JE L'AIMAIS
Choisir l'amour ou l'habitude de peur de blesser
Si le roman d'Anna Gavalda ne fait pas l'hunanimité c'est qu'il gratte là où ça fait mal. A-t-on le droit de blesser l'autre, celui ou celle qu'on a aimé, mais qu'on aime plus, de partir vivre autre chose avec quelqu'un qui a fait irruption plus tard dans sa vie ? A-t-on le droit, malgré les promesses liées au mariage, de s'être trompé, et de l'admettre, qu'elles qu'en soient les conséquences ?
Si le roman d'Anna Gavalda touche autant c'est qu'il soulève d'autres questions que ceux qui ont été dans la position de l'amant ou de l'amante connaissent bien. Doit-on continuer à être présent pour quelqu'un qui ne vous fait pas passer en premier ? N'est-il pas légitime de refuser d'être mal aimé ? Tout autant d'aspects d'une même histoire, certes ultra rabachée, mais rarement avec autant d'aquité et de sensibilité.
Il était donc d'autant plus difficile pour Zabou Breitman (« Se souvenir des belles choses », « L'homme de sa vie », de livrer une adapatation fidèle d'un livre dans lequel la majeure partie du récit consistait en un dialogue houleux entre un homme et sa belle fille, au long d'une nuit qui oscillera entre doute et progressive compréhension. Exit donc ici le huis clos, le scénario adoptant rapidement une certaine linéarité, au travers de longs flash-back chronologiques sur l'idylle de l'homme.
Malheureusement, en collant parfois au texte de la romancière, Zabou n'évite pas certains écueils, comme des dialogues trop appuyés et explicites dans des scènes intimes qui ne l'exigeaient pas. Mais cela donne aussi les scènes les plus émouvantes du film, minimalistes dans leur mise en scène, comme celle où Marie Josée Croze (lumineuse de fragilité progressive) édicte les règles du pacte, où lorsqu'Auteuil (crédible en amoureux qui s'est auto-puni) entame son histoire, le regard perdu au coin du feu.
Bien sûr, on croit à leur complicité, mais aussi à leurs solitudes, est c'est là l'une des grandes forces du film.
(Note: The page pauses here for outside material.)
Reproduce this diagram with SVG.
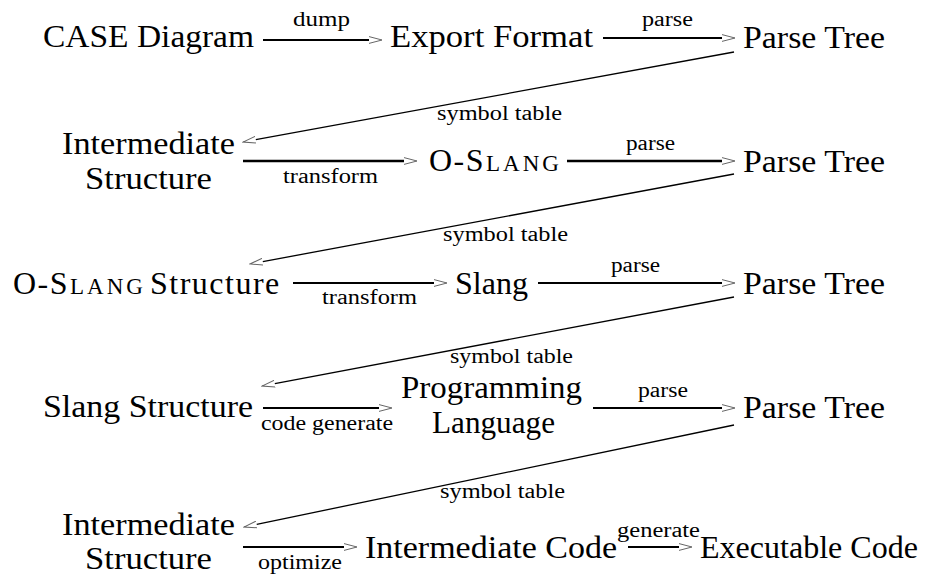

Mais certains passages du roman ont tout de même perdu de leur puissance émotionnelle à force de retenue. C'est le cas de la sublime scène où la belle écrit une lettre, longue et déchirante liste de toutes les choses qu'elle aurait voulu faire avec lui, qu'elle aime. Plutôt courte, et filmée avec pudeur de dos, elle n'est pas à la hauteur du livre. Tout comme la perturbante scène de retrouvaille dans le parc, triste mais non déchirante, qui achève de nous convaincre, que malgré les qualités de « Je l'aimais », et après le ratage de « Ensemble c'est tout », l'univers d'Anna Gavalda reste bien difficile à retranscrire au cinéma.